I’m looking for a way to efficiently traverse the Metadata structure in reverse, or otherwise find DITypes that refer to another DIType. As an example, say I have a DICompositeType describing a struct. Now I want to find other DITypes containing this type, e.g. a DIDerivedType describing its pointer type, or another struct containing this struct as one of its fields. Is this possible in LLVM today? Would it be unreasonable to save Metadata to Metadata uses, like what is done for Value to Value uses?

Any help would be greatly appreciated,
Henrik

It might help if you could explain what you are *actually* trying to do, since there are often other solutions for the higher-level problem that fit better into the design and architecture.

-- adrian

Ah yes, of course! For our thesis we’re trying to reconstruct Value names from the IR to C syntax, to help with clarity in optimisation remarks. To do this for something like a GetElementPointer we first have to find the name of the pointer operand, and then we try to name the offsets. Naming array offsets is relatively straightforward, but for structs we need the DICompositeType which contains the struct field names. So we make the recursive call to name the pointer operand also return the operand’s DIType, and from this we get the base type of the pointer. However we’re struggling with handling bitcasts properly at the moment. When the pointer operand of a GEP is a bitcast, say from a struct pointer type to a pointer to the struct’s first field we can figure that out by diffing the Value types and then traversing the DIType accordingly. When the cast is from smaller to wider type, on the other hand, we cannot just traverse the DIType structure to the wider type as the link is only in one direction. We recognise that there may be several potential wider types matching the Value type, but this is a best effort matching.

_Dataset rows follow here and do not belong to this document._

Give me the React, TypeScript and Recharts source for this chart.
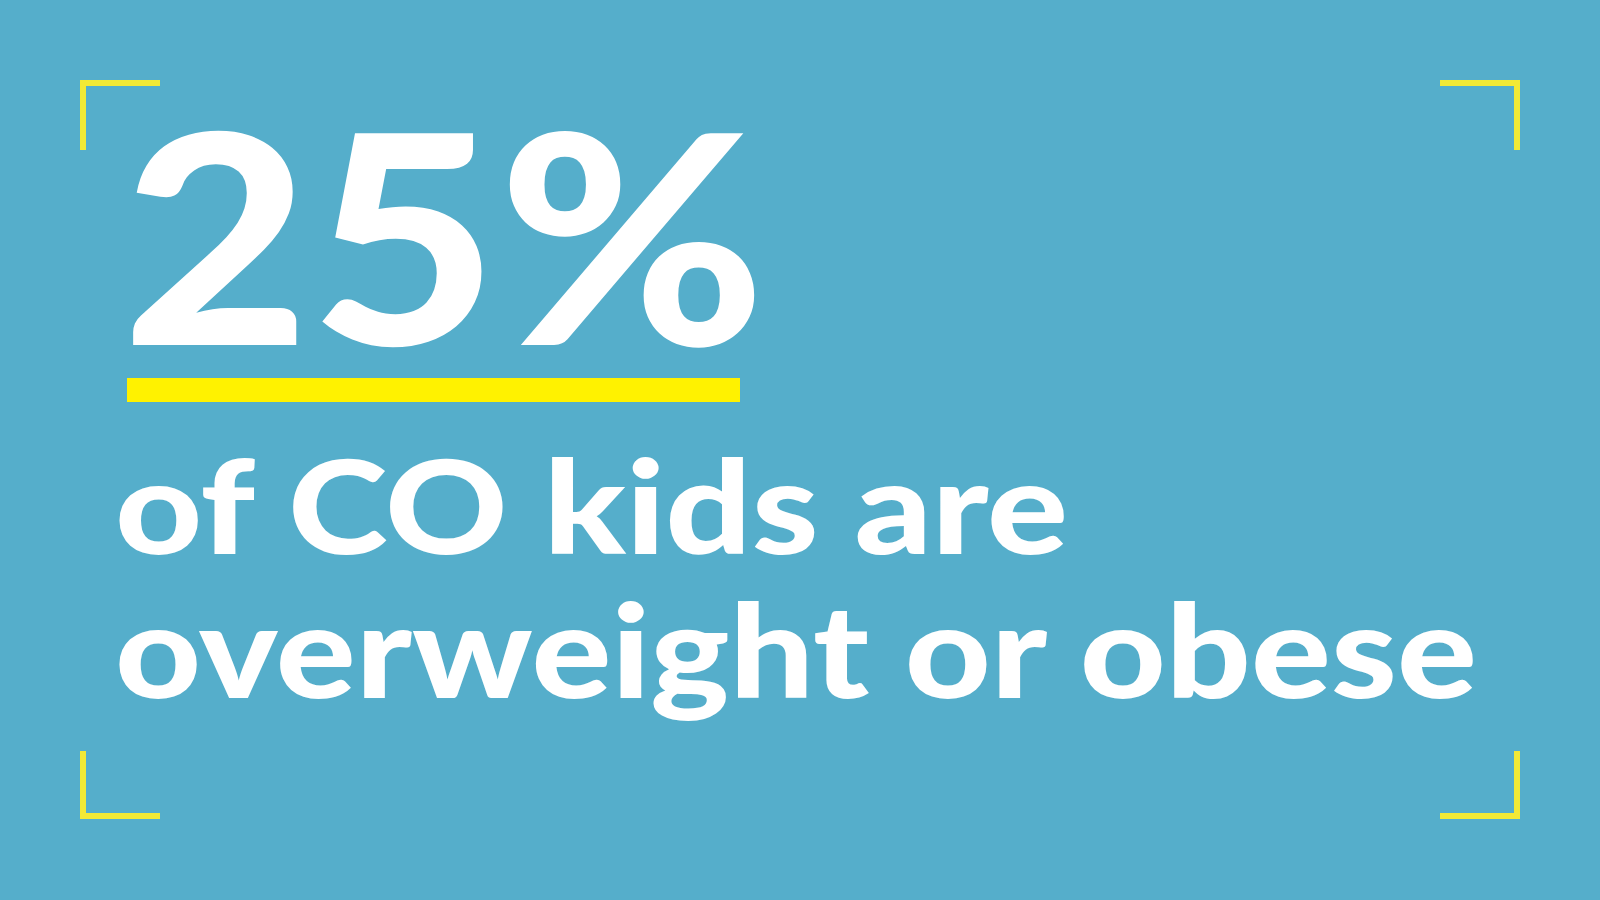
import React from 'react';
import { ComposedChart, XAxis, YAxis, ReferenceArea, Customized } from 'recharts';

const statValues = [25];
const statUnits = ['%'];
const captionLines = ['of CO kids are', 'overweight or obese'];

const W = 1600;
const H = 900;
const BG = '#55AECB';
const YELLOW = '#FFF200';
const BRACKET = '#F3E935';
const FONT = 'Lato, "Open Sans", "DejaVu Sans", sans-serif';

const brackets = [
  { x1: 80, x2: 160, y1: 80, y2: 86 },
  { x1: 80, x2: 86, y1: 80, y2: 150 },
  { x1: 1440, x2: 1520, y1: 80, y2: 86 },
  { x1: 1514, x2: 1520, y1: 80, y2: 150 },
  { x1: 80, x2: 86, y1: 751, y2: 819 },
  { x1: 80, x2: 160, y1: 813, y2: 819 },
  { x1: 1514, x2: 1520, y1: 751, y2: 819 },
  { x1: 1440, x2: 1520, y1: 813, y2: 819 },
];

const Texts = () => (
  <g>
    <text
      x={122}
      y={345}
      fill="#FFFFFF"
      fontFamily={FONT}
      fontWeight={900}
      fontSize={292}
      textLength={644}
      lengthAdjust="spacingAndGlyphs"
    >
      {`${statValues[0]}${statUnits[0]}`}
    </text>
    <text
      x={115}
      y={554}
      fill="#FFFFFF"
      fontFamily={FONT}
      fontWeight={900}
      fontSize={130}
      textLength={953}
      lengthAdjust="spacingAndGlyphs"
    >
      {captionLines[0]}
    </text>
    <text
      x={115}
      y={698}
      fill="#FFFFFF"
      fontFamily={FONT}
      fontWeight={900}
      fontSize={130}
      textLength={1362}
      lengthAdjust="spacingAndGlyphs"
    >
      {captionLines[1]}
    </text>
  </g>
);

export default function App() {
  return (
    <div style={{ position: 'absolute', left: 0, top: 0, width: W, height: H, background: BG }}>
      <ComposedChart width={W} height={H} data={[{ x: 0, y: 0 }]} margin={{ top: 0, right: 0, bottom: 0, left: 0 }}>
        <XAxis type="number" dataKey="x" domain={[0, W]} hide allowDataOverflow />
        <YAxis type="number" dataKey="y" domain={[0, H]} reversed hide allowDataOverflow />
        {brackets.map((b, i) => (
          <ReferenceArea key={i} x1={b.x1} x2={b.x2} y1={b.y1} y2={b.y2} fill={BRACKET} fillOpacity={1} stroke="none" ifOverflow="visible" />
        ))}
        <ReferenceArea x1={127} x2={740} y1={378} y2={402} fill={YELLOW} fillOpacity={1} stroke="none" ifOverflow="visible" />
        <Customized component={<Texts />} />
      </ComposedChart>
    </div>
  );
}
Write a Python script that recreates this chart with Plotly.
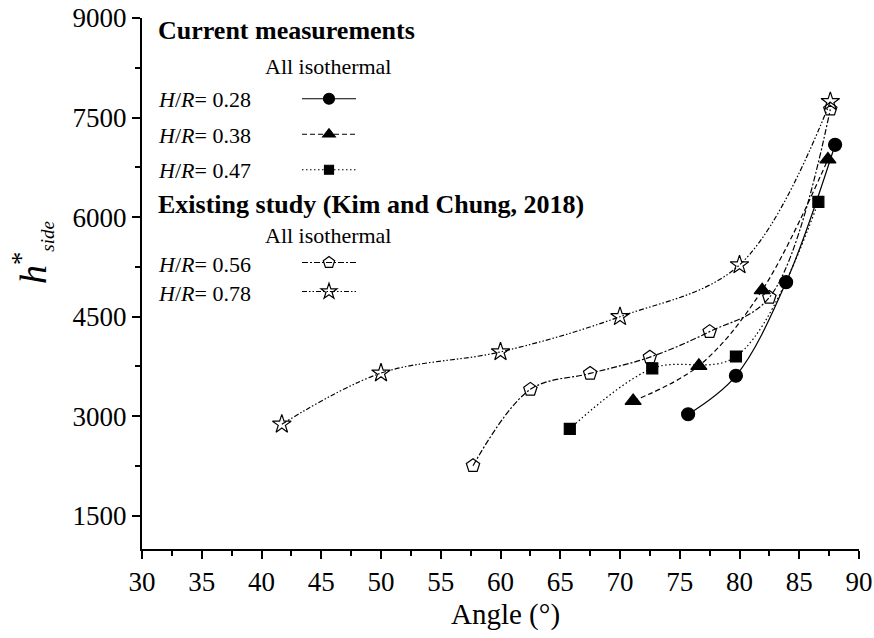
import plotly.graph_objects as go

# ---- data ----
angle_028 = [75.7, 79.7, 83.9, 88.0]
h_028 = [3030, 3610, 5020, 7090]
angle_038 = [71.1, 76.6, 81.9, 87.4]
h_038 = [3230, 3760, 4900, 6870]
angle_047 = [65.8, 72.7, 79.7, 86.6]
h_047 = [2810, 3720, 3900, 6230]
angle_056 = [57.7, 62.5, 67.5, 72.5, 77.5, 82.5, 87.6]
h_056 = [2255, 3405, 3645, 3890, 4275, 4790, 7625]
angle_078 = [41.7, 50.0, 60.0, 70.0, 80.0, 87.6]
h_078 = [2880, 3650, 3970, 4500, 5280, 7740]

x_ticks = [30, 35, 40, 45, 50, 55, 60, 65, 70, 75, 80, 85, 90]
y_ticks = [1500, 3000, 4500, 6000, 7500, 9000]

W, H = 874, 638
L, R, T, B = 142, 15, 18, 89
PW, PH = W - L - R, H - T - B

def px(xp):
    return (xp - L) / PW

def py(yp):
    return (H - B - yp) / PH

FONT = "Liberation Serif"

# (x, y, symbol, data marker size, legend marker size, dash, legend)
series = [
    (angle_028, h_028, "circle", 13, 11, "solid", "legend"),
    (angle_038, h_038, "triangle-up", 14, 11, "5px,3px", "legend"),
    (angle_047, h_047, "square", 11, 9, "1.5px,2.5px", "legend"),
    (angle_056, h_056, "pentagon-open", 14, 12, "6px,2px,2px,2px", "legend2"),
    (angle_078, h_078, "star-open", 14, 12, "5px,2px,1.5px,2px,1.5px,2px", "legend2"),
]

fig = go.Figure()
for xs, ys, sym, sz, lsz, dash, lg in series:
    fig.add_trace(go.Scatter(
        x=xs, y=ys, mode="lines+markers", showlegend=False,
        line=dict(color="black", width=1.2, dash=dash, shape="spline", smoothing=1.0),
        marker=dict(symbol=sym, size=sz, color="black",
                    line=dict(color="black", width=1.2)),
    ))
    # legend-only entry (no data) with the smaller legend symbol
    fig.add_trace(go.Scatter(
        x=[None], y=[None], mode="lines+markers", name=" ",
        line=dict(color="black", width=1.2, dash=dash),
        marker=dict(symbol=sym, size=lsz, color="black",
                    line=dict(color="black", width=1.2)),
        legend=lg, showlegend=True,
    ))

axis_common = dict(
    showgrid=False, zeroline=False, showline=True, linecolor="black", linewidth=2,
    ticks="outside", ticklen=8, tickwidth=2, tickcolor="black", automargin=False,
    tickfont=dict(family=FONT, size=27, color="black"),
)

fig.update_xaxes(range=[30, 90], tickvals=x_ticks,
                 minor=dict(ticks="outside", ticklen=5, tickwidth=2, tickcolor="black", dtick=2.5, tick0=30),
                 **axis_common)
fig.update_yaxes(range=[1000, 9000], tickvals=y_ticks,
                 minor=dict(ticks="outside", ticklen=5, tickwidth=2, tickcolor="black", dtick=750, tick0=1500),
                 **axis_common)

ann = []
def txt(t, xp, yp, size=22, bold=False):
    ann.append(dict(text=("<b>%s</b>" % t) if bold else t, x=px(xp), y=py(yp),
                    xref="paper", yref="paper", xanchor="left", yanchor="middle",
                    showarrow=False, font=dict(family=FONT, size=size, color="black")))

txt("Current measurements", 156, 30, 26, True)
txt("All isothermal", 263, 66)
txt("<i>H</i>/<i>R</i>= 0.28", 156, 99)
txt("<i>H</i>/<i>R</i>= 0.38", 156, 135)
txt("<i>H</i>/<i>R</i>= 0.47", 156, 170)
txt("Existing study (Kim and Chung, 2018)", 156, 204, 26, True)
txt("All isothermal", 263, 236)
txt("<i>H</i>/<i>R</i>= 0.56", 156, 264)
txt("<i>H</i>/<i>R</i>= 0.78", 156, 293)

# y-axis title
ann.append(dict(text="<i>h</i><sup>*</sup><sub><i><span style='font-size:19px'>side</span></i></sub>",
                x=px(32), y=py(252), xref="paper", yref="paper",
                xanchor="center", yanchor="middle", textangle=-90, showarrow=False,
                font=dict(family=FONT, size=38, color="black")))
# x-axis title
ann.append(dict(text="Angle (°)", x=px(505), y=py(614), xref="paper", yref="paper",
                xanchor="center", yanchor="middle", showarrow=False,
                font=dict(family=FONT, size=29, color="black")))

fig.update_layout(
    width=W, height=H,
    margin=dict(l=L, r=R, t=T, b=B),
    paper_bgcolor="white", plot_bgcolor="white",
    annotations=ann,
    legend=dict(x=px(297), y=py(76), xanchor="left", yanchor="top",
                bgcolor="rgba(0,0,0,0)", itemwidth=54, font=dict(size=25),
                tracegroupgap=0),
    legend2=dict(x=px(297), y=py(243), xanchor="left", yanchor="top",
                 bgcolor="rgba(0,0,0,0)", itemwidth=54, font=dict(size=20),
                 tracegroupgap=0),
)

fig.write_html("out.html")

We have discussed traversing all the DITypes in the module to find uses of the smaller type, and we have also thought about making changes to clang to emit debug variable intrinsics for bitcasts so we can find the correct DIType from the bitcast instruction itself. We’re not sure how feasible these are in the grander scheme of things. Would emitting debug variable intrinsics for all bitcasts have a semantics mismatch in later passes when DWARF data is generated? Is it feasible to traverse all of the DITypes without damaging performance too much? Would saving the uses in the reverse direction like for Values have too large of a memory footprint? Obviously we’ll make the changes we need to make things work for our thesis, but if possible we would like to not make changes that are invasive enough that it’s unmergeable back into mainline LLVM.

/Henrik

Thanks, that helps. At a very high level, I would be very careful about adding additional metadata. Particularly the DIType hierarchy can get quite large and has in the past been a memory and performance bottleneck. If you are planning to upstream your work, you’ll need to measure the impact on a full-LTO build of, e.g., clang itself and prove that the memory usage doesn’t explode. However, it sounds like what are trying to do is more pointed to improve optimization remarks, so it might be feasible to just scan the information on demand looking just at what is currently visible (like the IR Verifier is doing, for example), without blowing up the footprint for everything else.

Would it be unreasonable to save Metadata to Metadata uses, like what is done for Value to Value uses?

If you look at DIComposite type in C++, we don’t even store the uses in the other direction as metadata pointer, but instead refer to types by their unique name, to support type uniquing in LTO.

Admittedly, I haven’t thought about this deeply, but the way I would approach it would be to enumerate what types are visible from within each (inlined) lexical scope by walking only the llvm.dbg.* intrinsics in that scope, and build up a dictionary on the side to capture the reverse links.